…Недавно мне довелось выступать перед учителями русского языка и литературы в маленькой библиотеке маленького городка. Одна из учительниц горько пожаловалась и попутно попросила совета: "Хотели с мужем отправить дочку учиться в Париж, да кризис отнял мечту. Что теперь делать? Как пережить беду? Что вы сами, как писатель, предпринимаете в моменты трагические?"

Говорить в ответ, что я не вижу состава трагедии в не-поездке в Париж, а вижу за выдуманным несчастьем обычного обывателя, убежденного в том, что именно ему должно быть хорошо, — было бессмысленно. И я сказала совершенно честно, что в трудные минуты напоминаю себе слова Мандельштама, обращенные к жене: "С чего ты взяла, что обязана быть счастливой?!"

Доверительной беседы, как легко догадаться, в результате не получилось, остался неприятный осадок, время от времени напоминающий о себе душевной мутью. Было нелепо с моей стороны рекомендовать одну, вырванную из контекста, цитату, как руководство к действию. Тем больше обрадовал меня только что вышедший труд замечательного литературоведа и писателя Натальи Громовой, названный по строчке Владимира Луговского "Эвакуация идет…"; книга дает всю палитру возможного поведения человека в годину истинных несчастий; она построена на документах, письмах, серьезных исследованиях, которые действуют на читателя неопровержимо и убедительно.
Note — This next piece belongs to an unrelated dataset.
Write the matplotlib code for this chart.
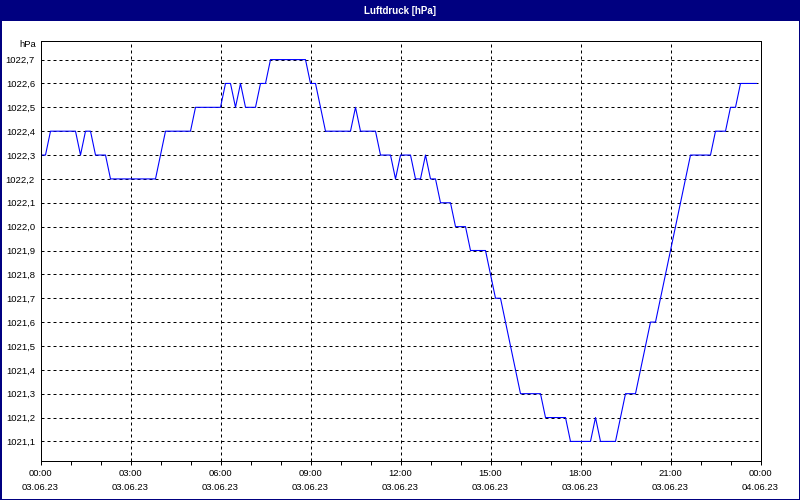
import datetime as dt
import matplotlib
matplotlib.use("Agg")
import matplotlib.pyplot as plt
import matplotlib.dates as mdates
from matplotlib.patches import Rectangle
from matplotlib.ticker import MultipleLocator, FuncFormatter

# Luftdruck 03.06.23 (breakpoints of the line)
times = ["00:00", "00:10", "00:20", "01:10", "01:20", "01:30", "01:40", "01:50",
         "02:10", "02:20", "03:50", "04:10", "05:00", "05:10", "06:00", "06:10",
         "06:20", "06:30", "06:40", "06:50", "07:10", "07:20", "07:30", "07:40",
         "08:50", "09:00", "09:10", "09:30", "10:20", "10:30", "10:40", "11:10",
         "11:20", "11:40", "11:50", "12:00", "12:20", "12:30", "12:40", "12:50",
         "13:00", "13:10", "13:20", "13:40", "13:50", "14:10", "14:20", "14:50",
         "15:10", "15:20", "16:00", "16:40", "16:50", "17:30", "17:40", "18:20",
         "18:30", "18:40", "19:10", "19:30", "19:50", "20:20", "20:30", "21:40",
         "22:20", "22:30", "22:50", "23:00", "23:10", "23:20", "23:52"]
pressure = [1022.3, 1022.3, 1022.4, 1022.4, 1022.3, 1022.4, 1022.4, 1022.3,
            1022.3, 1022.2, 1022.2, 1022.4, 1022.4, 1022.5, 1022.5, 1022.6,
            1022.6, 1022.5, 1022.6, 1022.5, 1022.5, 1022.6, 1022.6, 1022.7,
            1022.7, 1022.6, 1022.6, 1022.4, 1022.4, 1022.5, 1022.4, 1022.4,
            1022.3, 1022.3, 1022.2, 1022.3, 1022.3, 1022.2, 1022.2, 1022.3,
            1022.2, 1022.2, 1022.1, 1022.1, 1022.0, 1022.0, 1021.9, 1021.9,
            1021.7, 1021.7, 1021.3, 1021.3, 1021.2, 1021.2, 1021.1, 1021.1,
            1021.2, 1021.1, 1021.1, 1021.3, 1021.3, 1021.6, 1021.6, 1022.3,
            1022.3, 1022.4, 1022.4, 1022.5, 1022.5, 1022.6, 1022.6]

title = "Luftdruck [hPa]"
unit = "hPa"
day = dt.datetime(2023, 6, 3)

x = [day + dt.timedelta(hours=int(t[:2]), minutes=int(t[3:])) for t in times]

NAVY = "#000080"
FONT = "Liberation Sans"
PX = 0.72  # one pixel in points at 100 dpi

fig = plt.figure(figsize=(8, 5), dpi=100, facecolor="white")

# title bar and frame
fig.patches.append(Rectangle((0, 1 - 21 / 500), 1, 21 / 500, transform=fig.transFigure,
                             facecolor=NAVY, edgecolor="none", zorder=0))
fig.patches.append(Rectangle((0.5 / 800, 0.5 / 500), 799 / 800, 499 / 500,
                             transform=fig.transFigure, facecolor="none",
                             edgecolor=NAVY, linewidth=2 * PX, zorder=1))
fig.text(0.5, 1 - 10.5 / 500, title, color="white", fontweight="bold",
         fontsize=7, family=FONT, ha="center", va="center")

ax = fig.add_axes([40.5 / 800, 39.5 / 500, 720 / 800, 420 / 500])
ax.set_facecolor("white")
ax.set_axisbelow(True)

ax.plot(x, pressure, color="#0000FF", linewidth=PX * 1.1, zorder=3)

ax.set_xlim(day, day + dt.timedelta(days=1))
ax.set_ylim(1021.02, 1022.78)

ax.xaxis.set_major_locator(mdates.HourLocator(interval=3))
ax.xaxis.set_minor_locator(mdates.HourLocator(interval=1))
ax.xaxis.set_major_formatter(mdates.DateFormatter("%H:%M\n%d.%m.%y"))
ax.yaxis.set_major_locator(MultipleLocator(0.1))
ax.yaxis.set_major_formatter(FuncFormatter(lambda v, p: f"{v:.1f}".replace(".", ",")))

ax.grid(True, axis="both", which="major", color="black", linewidth=PX,
        linestyle=(0, (3, 3)))
ax.tick_params(axis="x", which="both", direction="out", length=3, width=PX,
               pad=3, labelsize=6.8, colors="black")
ax.tick_params(axis="y", which="both", length=0, pad=4, labelsize=6.8)
for lbl in ax.get_xticklabels() + ax.get_yticklabels():
    lbl.set_family(FONT)

for s in ax.spines.values():
    s.set_linewidth(PX)
    s.set_color("black")
    s.set_zorder(4)

ax.text(-4 / 720, 1 - 4 / 420, unit, transform=ax.transAxes, ha="right", va="center",
        fontsize=6.8, family=FONT)

fig.canvas.draw()
for lbl in ax.get_xticklabels():
    lbl.set_linespacing(1.7)
    lbl.set_family(FONT)

fig.savefig("out.png", dpi=100, facecolor="white")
Конечно, соблазнительно (и оптимистично) было бы написать, что в писательских колониях в Чистополе, Елабуге, Ташкенте и Алма-Ате в 1942-1944 годах самые достойные и талантливые люди просто не замечали невыносимого быта, голода и холода. Пастернак всей душой радовался свободе, удаленности от центра, возможности переводить "Ромео и Джульетту" и заниматься здоровым физическим трудом. И в какой-то мере это было бы правдой, гении спасались вдохновением и внутренней стойкостью; Ахматова вовсе не заботилась о хлебе насущном — ей почитали за честь приносить еду поклонники и поклонницы, а она почти все раздавала соседям.

Но все-таки несколько примеров не позволяют выстроить линию. Именно тогда покончила с собой гениальная Цветаева, надеясь, что без нее о ее сыне Муре позаботятся и не дадут ему умереть с голоду, а Муру предстоял именно голод, отчаяние и одиночество до скорой гибели в бою. Цветаева просила в предсмертной записке бездетную семью Николая Асеева усыновить шестнадцатилетнего Мура, но жившие роскошно Асеевы не сочли нужным тратиться на осиротевшего подростка и поспешили от него избавиться. Сюжет из простой сказки для самых маленьких — богатые и бедные, черствые и несчастные, бессердечные и беззащитные.

Нет, прелесть и замечательный объем книги Натальи Громовой в том, что она не выстраивает закономерности и не делает категоричных выводов. Но все ее герои — от знаменитых Пастернака, Ахматовой, Луговского, Булгаковой, Алексея Толстого, Марии Петровых до писателей и публицистов полу- или совсем забытых — вылеплены подробно и цельно, и в каждом — неповторимость человеческой судьбы, усилия борьбы и торжество рока, жажда счастья, надежда и черная стена неизвестности.

"Уехать из Елабуги, это так же фантастично, как в рассказе Уэллса, где автомобиль пересекает черту и оказывается в будущем. Уехать из Елабуги, — это не только пересечь пространство в 700 км, преодолеть бумажные и иное препятствие, это вырваться из другого времени, сохранившего запах деревянной Руси Александра Михайловича. Люди медленных пространств, мы только сейчас по-настоящему начинаем различать сорта времени. Один и тот же час может быть наполнен событиями и пролежит, как мертвый, в сонной неизменности. Есть места, где время гниет и пахнет, как застоявшаяся вода", — пишет Фадееву в ноябре 1942 года Марика Гонта.

"… по дороге в отогретую дырку в окне смотришь на уличные баррикады, как на декорацию не пропущенного реперткомом спектакля. Дни короткие, домой возвращаешься в полной темноте. Над темным, кажущимся необитаемым городом, как покровом, ложатся мелодии шопеновских баллад, или вдруг этот фантастический город запоет голосом Обуховой под аккомпанемент виолончели "Сомнения", — пишет из Москвы Луговскому в декабре 1941 года Тамара Груберт.

Поражает меня в этих письмах литературная подтянутость, прибранность, грамматическая чистоплотность и забота о стиле. Внутренняя связь пишущего с мировой культурой, о которой люди сами себе постоянно напоминали, берясь за перо или вступая в разговор. Может быть, это и есть самое главное? То, о чем мы можем позаботиться сами и чему не может воспрепятствовать ни рок, ни судьба, ни кризис?